A couple more rounds of that, and he takes another step back.
“You’re supposed to ride on the right side,” he says. “You weren’t.”
Ah, now I know what happened, though it took a good 10 minutes of lunacy before I got there. Lt. Chowderhead here was upset because I wasn’t hugging the gutter, like a “good” cyclist should.
Except that is wrong. A good cyclist rides as far to the right as is safe, and no further. Surprisingly to many motorists, the safest place for a cyclist is near the middle of the travel lane. That is where cyclists are seen best by other road users; it prevents cyclists from getting smacked by a suddenly-opened door of a car parked along the side of the street; it prevents motorists from overtaking the cyclist and then making a surprise right turn, effectively forcing the cyclist into the side of their vehicle; and it gets motorists to pass cyclists more safely. Cyclists who ride the gutter are more likely to get hit by an automobile than cyclists using their road space appropriately.
This is what virtually every cycling expert has concluded, and this is what I and other cycling instructors teach.
It is also perfectly legal cycling behavior, though all motorists, most police officers and even many cyclists are unaware of that fact. Lt. Chowderhead is clearly among the unwashed in this regard, and that, it seems, is the root of the problem. He didn’t like me occupying road space that in his mind was reserved for automobiles, and in all likelihood, he didn’t know the law well enough know he was wrong. Once again, though, I’m not dumb enough to try to educate a guy with anger management issues and a gun.
On the other hand, I’m certainly not about to agree with him.So we once again enter into this little dance, with him making false statements about my cycling, and me politely disagreeing, as the veins in his neck start to bulge out.
At that point, he turns on his heel and stalks back to the squad car to check out my bona fides. I wait for a while, just relaxing, until I realize things have been going on for quite a while. That’s when I stand up, turn around, and realize that the circus has begun, and I’m about to become a YouTube video. Three squad cars, number 4 pulling up, a posse of cops wandering around like it was a free donut festival, and me. It looks like I’m about to go down. Hard.

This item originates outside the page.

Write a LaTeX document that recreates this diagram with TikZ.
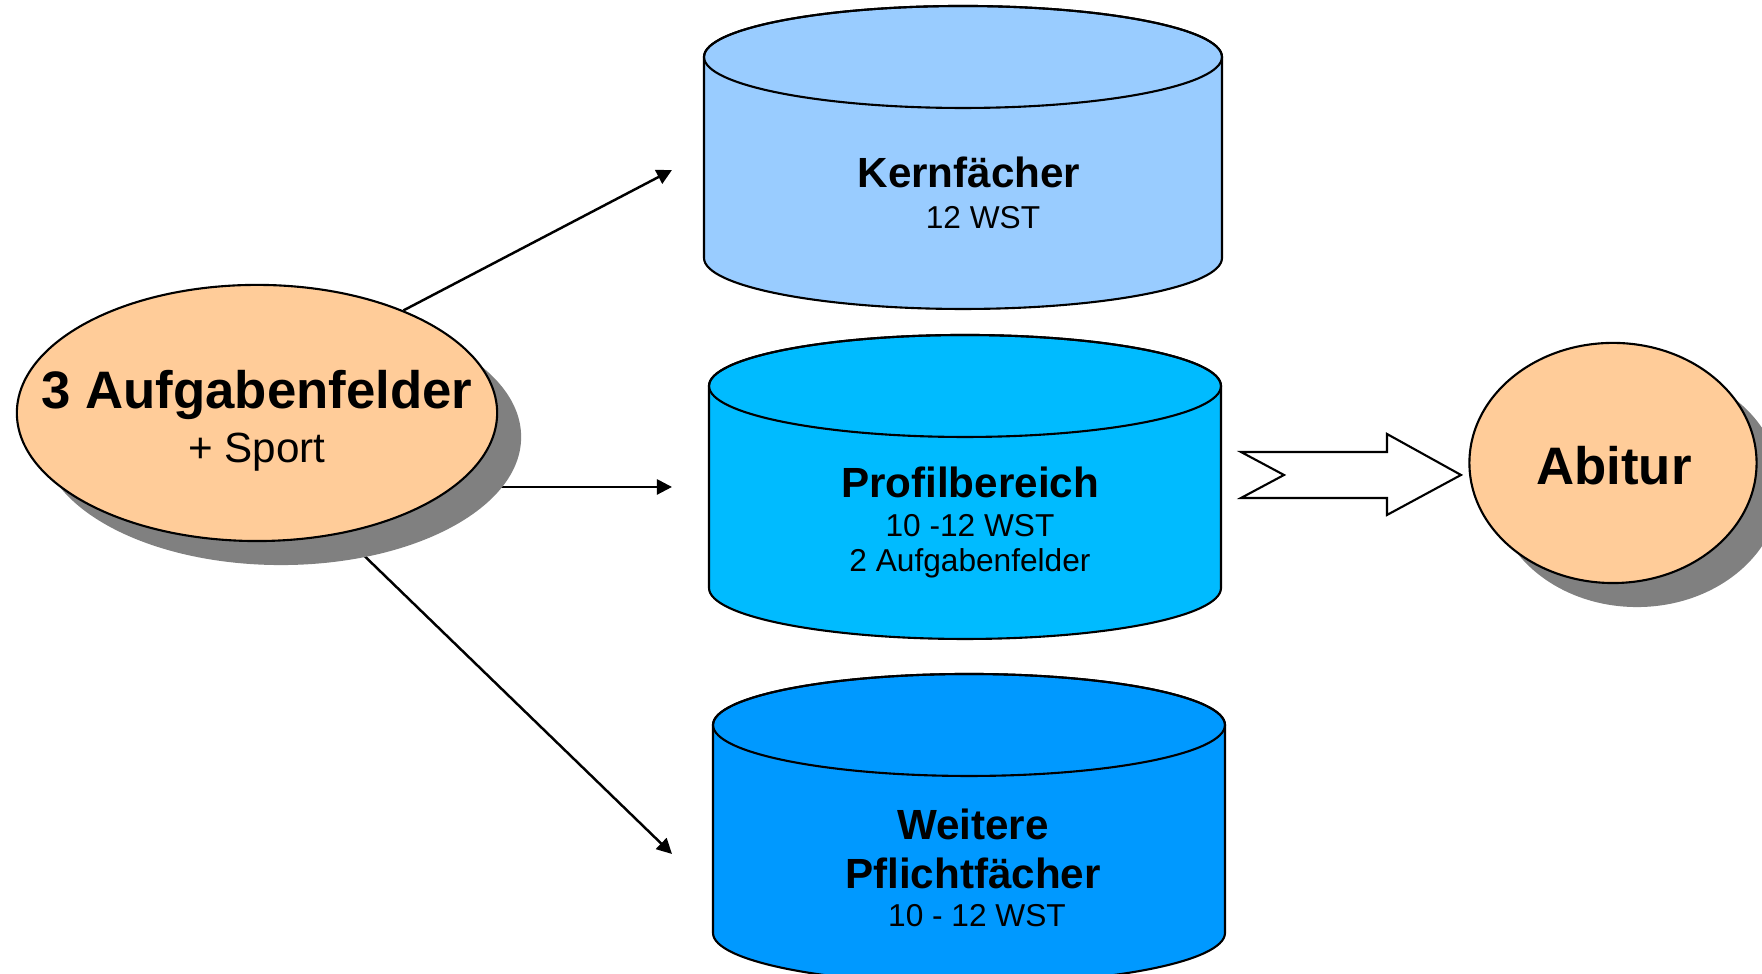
\documentclass[tikz,border=0pt]{standalone}
\usepackage{fontspec}
\setmainfont{Liberation Sans}
\usetikzlibrary{shapes.geometric,arrows.meta,shadows,backgrounds}
\definecolor{peach}{HTML}{FFCC99}
\definecolor{shadowgray}{HTML}{808080}
\definecolor{kernblue}{HTML}{99CCFF}
\definecolor{profblue}{HTML}{00BBFF}
\definecolor{pflblue}{HTML}{0099FF}
\begin{document}
\begin{tikzpicture}[x=0.01cm,y=0.01cm,
  outl/.style={draw=black,line width=0.6pt},
  conn/.style={line width=0.7pt,-{Triangle[length=4.3pt,width=4.3pt]}},
  titletext/.style={font=\fontsize{12}{14}\selectfont\bfseries,anchor=base,inner sep=0},
  subtext/.style={font=\fontsize{9}{11}\selectfont,anchor=base,inner sep=0},
  oval/.style={ellipse,draw=black,line width=0.6pt,fill=peach,inner sep=0,
     drop shadow={shadow xshift=0.24cm,shadow yshift=-0.24cm,fill=shadowgray,opacity=1}}
]
\useasboundingbox (0,0) rectangle (1762,974);
\clip (0,0) rectangle (1762,974);

% left oval
\node[oval,minimum width=4.8cm,minimum height=2.56cm] (auf) at (257,561) {};
\node[font=\fontsize{15}{18}\selectfont\bfseries,anchor=base,inner sep=0] (auft) at (257,565) {3 Aufgabenfelder};
\node[font=\fontsize{12}{14}\selectfont,anchor=base,inner sep=0] (sport) at (257,511) {+ Sport};

% Abitur oval
\node[oval,minimum width=2.87cm,minimum height=2.4cm,font=\fontsize{15}{18}\selectfont\bfseries] (abi) at (1613,511) {};
\node[font=\fontsize{15}{18}\selectfont\bfseries,anchor=base,inner sep=0] (abit) at (1614,489) {Abitur};

% arrow tips
\coordinate (t1) at (672,804);
\coordinate (t2) at (672,487);
\coordinate (t3) at (672,120);

\begin{scope}[on background layer]
\draw[conn] (auf.35.8) -- (t1);
\draw[conn] (t2 -| auf.-20.7) -- (t2);
\draw[conn] (auf.-55.95) -- (t3);
\end{scope}

% top cylinder
\path[outl,fill=kernblue] (704,917) -- (704,716) arc[start angle=180,end angle=360,x radius=259,y radius=51] -- (1222,917) arc[start angle=0,end angle=180,x radius=259,y radius=51] -- cycle;
\draw[outl] (963,917) ellipse [x radius=259,y radius=51];
\node[titletext] (kern) at (969,786) {Kernfächer};
\node[subtext] (kernw) at (983,745) {12 WST};

% middle cylinder
\path[outl,fill=profblue] (709,588) -- (709,386) arc[start angle=180,end angle=360,x radius=256,y radius=51] -- (1221,588) arc[start angle=0,end angle=180,x radius=256,y radius=51] -- cycle;
\draw[outl] (965,588) ellipse [x radius=256,y radius=51];
\node[titletext] (prof) at (970,476) {Profilbereich};
\node[subtext] (profw) at (970,437) {10 -12 WST};
\node[subtext] (profa) at (970,402) {2 Aufgabenfelder};

% bottom cylinder
\path[outl,fill=pflblue] (713,249) -- (713,41) arc[start angle=180,end angle=360,x radius=256,y radius=51] -- (1225,249) arc[start angle=0,end angle=180,x radius=256,y radius=51] -- cycle;
\draw[outl] (969,249) ellipse [x radius=256,y radius=51];
\node[titletext] (weit) at (973,134) {Weitere};
\node[titletext] (pfl) at (973,85) {Pflichtfächer};
\node[subtext] (pflw) at (977,47) {10 - 12 WST};

% notched block arrow
\draw[line width=0.6pt,fill=white] (1241,522) -- (1387,522) -- (1387,540) -- (1461,499) -- (1387,459) -- (1387,476) -- (1241,476) -- (1284,499) -- cycle;
\end{tikzpicture}
\end{document}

I grab the cellphone and call my wife the attorney. “Uh, honey,” I say, “I think you need to get down here. Like, now. Like, right now.”

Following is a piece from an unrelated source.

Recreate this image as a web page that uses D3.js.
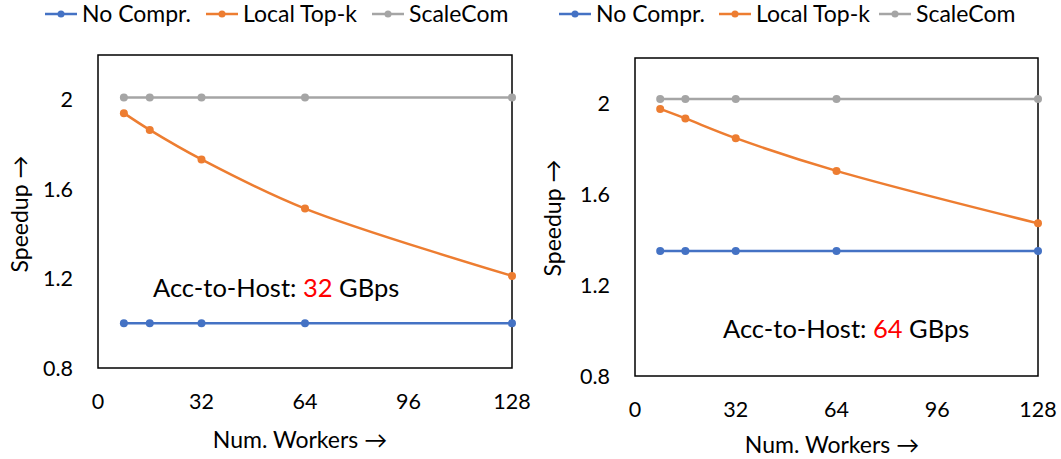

A few minutes later, I see her car come down the corner. She pulls in behind one of the cop cars (you couldn’t get past them at this point), gets out and walks up to the Lieutenant.
“What’s the problem officer,” she says.
The lieutenant turns on her like she’s fresh meat in the shark tank.
“WHAT ARE YOU DOING HERE?” he screams into her face. Attorney Carr doesn’t even blink; she’s been to a few parties before.
“I’m counsel for Dr. Jenkins. What’s the problem here, officer?”
“YOU’RE NOT ALLOWED TO BE IN THE STREET,” he screams. “IF YOU DON’T LEAVE IMMEDIATELY, I’M ARRESTING YOU.”
After calmly pointing out to Lt. Chowderhead that, perhaps, it is perfectly legal for a citizen to be in a public place, the good attorney realizes that in all likelihood rationality is not this guy’s strong suit at the moment, and leaves to get a camera.
It’s at that point that I allow myself a grin, because it’s clear to me and everyone else that Things Haven’t Gone According To Plan. Police cars start to silently glide off, because nobody wants to be involved in this swampy mess. And after a couple of minutes it’s just me, the lieutenant, and the dash cam on the squad car, as he hands me my ticket for “Unsafe Operation of a Vehicle.” The fine is $92.
I smile for the camera, tell the Lieutenant to have a sparkling day, and get back on my trike. I ride down the road in my lane, as far right as is safe, but no further. Which is to say, near the middle of the lane.
Of course I pled not guilty, and I’m waiting for the court date to be set. But I cannot help to wonder, what if this happened to someone else, without the resources I have? As a younger man, I wouldn’t have had the presence of mind to not get in a fight with the cop. With this Lt. Powderkeg, that would have been a trip to the station and then probably a trip to the dentist to replace the missing teeth. If I were not a certified cycling instructor, I might not have been as confident in my knowledge of proper cycling practice or legality. And if I didn’t happen to be married to a trial attorney who is frequently compared favorably to a mongoose, my goose might have been cooked.
The fact of the matter is, all of these pieces fell in my favor. But all you have to do is hang out on a cycling forum or read the news, and you will see how frequently police mishandle their interactions with cyclists. Stories like mine, and far worse, abound.
At the same time, the driver who mows down a cyclist gets a free pass by police and the courts alike. A quick Google News search will disclose hundreds of cases where motorists murdered cyclists, and received nothing more than a ticket. All too often, no charges are filed at all. The driver gets a pass, and the family of the cyclist gets a grave.
A standard joke among cyclists is, “If you want to kill someone and get away with it, just put them on a bicycle first.” It is sadly all too true.
There are those who argue that more bike paths, more bike lanes, and more laws protecting cyclists are the answer. I disagree. The answer to safer cycling is better education combined with appropriate enforcement of the existing laws.
And it was no surprise to me, that as I was being handed the ticket, I could count no fewer than 4 cars on that block parked illegally and remaining entirely unmolested.